#### [Task instructions]
Repeat every line exactly, keeping the pictures out of the copy.

#### [Records to process]

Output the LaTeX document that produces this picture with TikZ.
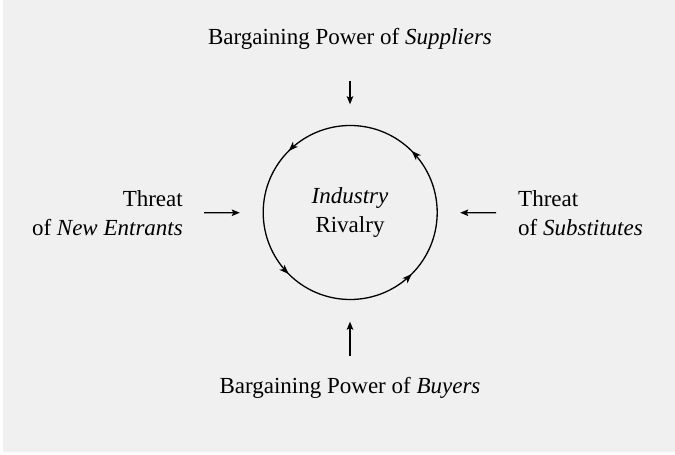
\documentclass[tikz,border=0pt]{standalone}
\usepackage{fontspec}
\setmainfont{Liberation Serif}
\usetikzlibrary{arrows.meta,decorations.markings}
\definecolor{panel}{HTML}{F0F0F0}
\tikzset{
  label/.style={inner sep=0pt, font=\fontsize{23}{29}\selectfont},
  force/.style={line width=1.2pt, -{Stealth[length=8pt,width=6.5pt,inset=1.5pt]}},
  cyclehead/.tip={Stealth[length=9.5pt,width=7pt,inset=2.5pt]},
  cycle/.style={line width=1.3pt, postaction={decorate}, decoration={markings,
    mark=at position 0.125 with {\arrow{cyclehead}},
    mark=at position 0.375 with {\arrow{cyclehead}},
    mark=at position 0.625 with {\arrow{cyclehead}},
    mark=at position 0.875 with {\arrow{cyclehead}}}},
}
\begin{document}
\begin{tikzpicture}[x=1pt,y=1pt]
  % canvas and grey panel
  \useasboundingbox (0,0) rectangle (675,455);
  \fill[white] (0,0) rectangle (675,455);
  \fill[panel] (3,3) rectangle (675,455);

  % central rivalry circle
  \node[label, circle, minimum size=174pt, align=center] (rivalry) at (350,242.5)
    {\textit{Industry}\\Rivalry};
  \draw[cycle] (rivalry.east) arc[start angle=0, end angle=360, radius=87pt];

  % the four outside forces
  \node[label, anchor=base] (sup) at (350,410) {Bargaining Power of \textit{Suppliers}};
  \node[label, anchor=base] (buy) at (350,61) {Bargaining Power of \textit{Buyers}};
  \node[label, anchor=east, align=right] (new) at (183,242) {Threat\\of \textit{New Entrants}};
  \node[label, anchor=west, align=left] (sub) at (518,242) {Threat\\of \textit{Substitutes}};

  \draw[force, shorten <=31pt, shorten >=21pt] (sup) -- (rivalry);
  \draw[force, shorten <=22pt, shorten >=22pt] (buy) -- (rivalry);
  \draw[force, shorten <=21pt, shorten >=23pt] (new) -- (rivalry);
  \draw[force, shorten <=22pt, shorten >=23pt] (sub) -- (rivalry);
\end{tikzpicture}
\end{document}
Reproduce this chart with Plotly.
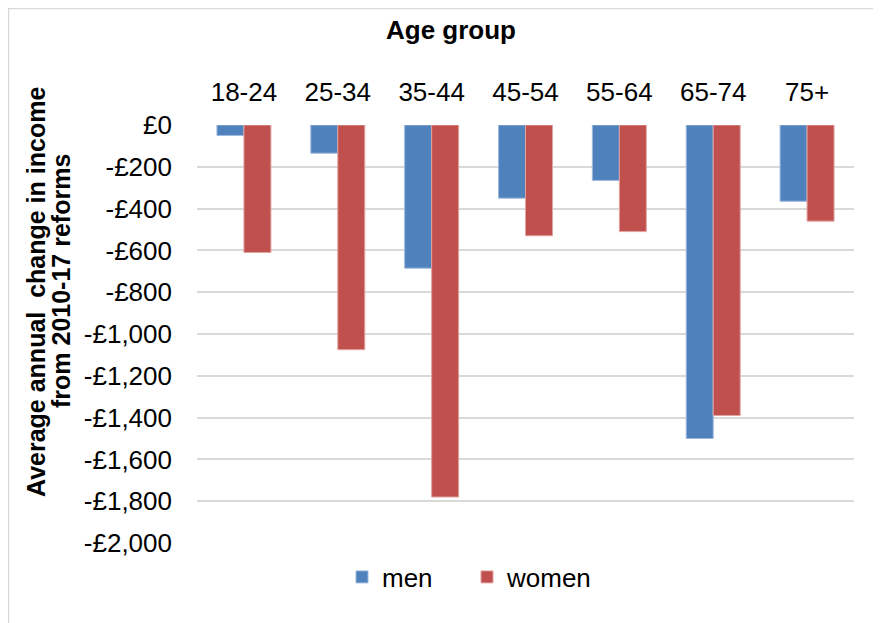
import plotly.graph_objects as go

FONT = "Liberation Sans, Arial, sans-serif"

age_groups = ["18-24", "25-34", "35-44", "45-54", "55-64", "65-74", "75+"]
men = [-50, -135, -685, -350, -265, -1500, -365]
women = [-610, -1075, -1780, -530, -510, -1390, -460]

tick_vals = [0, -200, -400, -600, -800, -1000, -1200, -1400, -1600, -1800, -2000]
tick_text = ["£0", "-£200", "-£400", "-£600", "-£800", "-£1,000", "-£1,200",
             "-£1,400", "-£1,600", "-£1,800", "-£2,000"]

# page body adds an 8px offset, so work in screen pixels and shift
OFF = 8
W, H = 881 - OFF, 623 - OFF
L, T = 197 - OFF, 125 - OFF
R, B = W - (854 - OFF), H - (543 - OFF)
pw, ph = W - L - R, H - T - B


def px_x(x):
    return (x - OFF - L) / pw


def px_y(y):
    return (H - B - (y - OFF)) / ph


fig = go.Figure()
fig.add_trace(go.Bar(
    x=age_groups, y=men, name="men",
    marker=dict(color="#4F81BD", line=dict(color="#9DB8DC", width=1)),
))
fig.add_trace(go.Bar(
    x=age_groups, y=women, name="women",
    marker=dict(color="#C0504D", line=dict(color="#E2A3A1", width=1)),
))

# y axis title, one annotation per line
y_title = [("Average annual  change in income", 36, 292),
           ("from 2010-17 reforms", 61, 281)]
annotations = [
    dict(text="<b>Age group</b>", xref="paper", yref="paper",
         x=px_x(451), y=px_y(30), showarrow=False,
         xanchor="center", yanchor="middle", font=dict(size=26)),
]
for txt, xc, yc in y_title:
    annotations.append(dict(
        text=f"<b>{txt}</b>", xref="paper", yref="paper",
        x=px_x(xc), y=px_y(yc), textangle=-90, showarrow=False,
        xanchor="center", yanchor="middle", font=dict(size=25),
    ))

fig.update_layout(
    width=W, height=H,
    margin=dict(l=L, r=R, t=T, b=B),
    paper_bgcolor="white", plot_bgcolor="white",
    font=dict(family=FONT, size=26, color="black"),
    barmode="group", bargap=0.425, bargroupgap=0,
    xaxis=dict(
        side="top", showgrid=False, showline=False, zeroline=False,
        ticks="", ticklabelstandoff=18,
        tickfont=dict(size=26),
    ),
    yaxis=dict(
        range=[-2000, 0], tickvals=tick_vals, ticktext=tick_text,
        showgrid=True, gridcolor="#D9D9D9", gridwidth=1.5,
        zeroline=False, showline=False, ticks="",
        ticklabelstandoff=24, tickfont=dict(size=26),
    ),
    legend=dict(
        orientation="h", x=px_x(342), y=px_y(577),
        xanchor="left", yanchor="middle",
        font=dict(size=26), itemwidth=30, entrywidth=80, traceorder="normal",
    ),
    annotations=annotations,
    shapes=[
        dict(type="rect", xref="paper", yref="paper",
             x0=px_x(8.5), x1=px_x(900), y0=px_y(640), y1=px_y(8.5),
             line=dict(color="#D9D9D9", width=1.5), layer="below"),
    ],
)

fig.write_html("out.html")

#### [Worked answer]
Output the LaTeX document that produces this picture with TikZ.
\documentclass[tikz,border=0pt]{standalone}
\usepackage{fontspec}
\setmainfont{Liberation Serif}
\usetikzlibrary{arrows.meta,decorations.markings}
\definecolor{panel}{HTML}{F0F0F0}
\tikzset{
  label/.style={inner sep=0pt, font=\fontsize{23}{29}\selectfont},
  force/.style={line width=1.2pt, -{Stealth[length=8pt,width=6.5pt,inset=1.5pt]}},
  cyclehead/.tip={Stealth[length=9.5pt,width=7pt,inset=2.5pt]},
  cycle/.style={line width=1.3pt, postaction={decorate}, decoration={markings,
    mark=at position 0.125 with {\arrow{cyclehead}},
    mark=at position 0.375 with {\arrow{cyclehead}},
    mark=at position 0.625 with {\arrow{cyclehead}},
    mark=at position 0.875 with {\arrow{cyclehead}}}},
}
\begin{document}
\begin{tikzpicture}[x=1pt,y=1pt]
  % canvas and grey panel
  \useasboundingbox (0,0) rectangle (675,455);
  \fill[white] (0,0) rectangle (675,455);
  \fill[panel] (3,3) rectangle (675,455);

  % central rivalry circle
  \node[label, circle, minimum size=174pt, align=center] (rivalry) at (350,242.5)
    {\textit{Industry}\\Rivalry};
  \draw[cycle] (rivalry.east) arc[start angle=0, end angle=360, radius=87pt];

  % the four outside forces
  \node[label, anchor=base] (sup) at (350,410) {Bargaining Power of \textit{Suppliers}};
  \node[label, anchor=base] (buy) at (350,61) {Bargaining Power of \textit{Buyers}};
  \node[label, anchor=east, align=right] (new) at (183,242) {Threat\\of \textit{New Entrants}};
  \node[label, anchor=west, align=left] (sub) at (518,242) {Threat\\of \textit{Substitutes}};

  \draw[force, shorten <=31pt, shorten >=21pt] (sup) -- (rivalry);
  \draw[force, shorten <=22pt, shorten >=22pt] (buy) -- (rivalry);
  \draw[force, shorten <=21pt, shorten >=23pt] (new) -- (rivalry);
  \draw[force, shorten <=22pt, shorten >=23pt] (sub) -- (rivalry);
\end{tikzpicture}
\end{document}
Reproduce this chart with Plotly.
import plotly.graph_objects as go

FONT = "Liberation Sans, Arial, sans-serif"

age_groups = ["18-24", "25-34", "35-44", "45-54", "55-64", "65-74", "75+"]
men = [-50, -135, -685, -350, -265, -1500, -365]
women = [-610, -1075, -1780, -530, -510, -1390, -460]

tick_vals = [0, -200, -400, -600, -800, -1000, -1200, -1400, -1600, -1800, -2000]
tick_text = ["£0", "-£200", "-£400", "-£600", "-£800", "-£1,000", "-£1,200",
             "-£1,400", "-£1,600", "-£1,800", "-£2,000"]

# page body adds an 8px offset, so work in screen pixels and shift
OFF = 8
W, H = 881 - OFF, 623 - OFF
L, T = 197 - OFF, 125 - OFF
R, B = W - (854 - OFF), H - (543 - OFF)
pw, ph = W - L - R, H - T - B


def px_x(x):
    return (x - OFF - L) / pw


def px_y(y):
    return (H - B - (y - OFF)) / ph


fig = go.Figure()
fig.add_trace(go.Bar(
    x=age_groups, y=men, name="men",
    marker=dict(color="#4F81BD", line=dict(color="#9DB8DC", width=1)),
))
fig.add_trace(go.Bar(
    x=age_groups, y=women, name="women",
    marker=dict(color="#C0504D", line=dict(color="#E2A3A1", width=1)),
))

# y axis title, one annotation per line
y_title = [("Average annual  change in income", 36, 292),
           ("from 2010-17 reforms", 61, 281)]
annotations = [
    dict(text="<b>Age group</b>", xref="paper", yref="paper",
         x=px_x(451), y=px_y(30), showarrow=False,
         xanchor="center", yanchor="middle", font=dict(size=26)),
]
for txt, xc, yc in y_title:
    annotations.append(dict(
        text=f"<b>{txt}</b>", xref="paper", yref="paper",
        x=px_x(xc), y=px_y(yc), textangle=-90, showarrow=False,
        xanchor="center", yanchor="middle", font=dict(size=25),
    ))

fig.update_layout(
    width=W, height=H,
    margin=dict(l=L, r=R, t=T, b=B),
    paper_bgcolor="white", plot_bgcolor="white",
    font=dict(family=FONT, size=26, color="black"),
    barmode="group", bargap=0.425, bargroupgap=0,
    xaxis=dict(
        side="top", showgrid=False, showline=False, zeroline=False,
        ticks="", ticklabelstandoff=18,
        tickfont=dict(size=26),
    ),
    yaxis=dict(
        range=[-2000, 0], tickvals=tick_vals, ticktext=tick_text,
        showgrid=True, gridcolor="#D9D9D9", gridwidth=1.5,
        zeroline=False, showline=False, ticks="",
        ticklabelstandoff=24, tickfont=dict(size=26),
    ),
    legend=dict(
        orientation="h", x=px_x(342), y=px_y(577),
        xanchor="left", yanchor="middle",
        font=dict(size=26), itemwidth=30, entrywidth=80, traceorder="normal",
    ),
    annotations=annotations,
    shapes=[
        dict(type="rect", xref="paper", yref="paper",
             x0=px_x(8.5), x1=px_x(900), y0=px_y(640), y1=px_y(8.5),
             line=dict(color="#D9D9D9", width=1.5), layer="below"),
    ],
)

fig.write_html("out.html")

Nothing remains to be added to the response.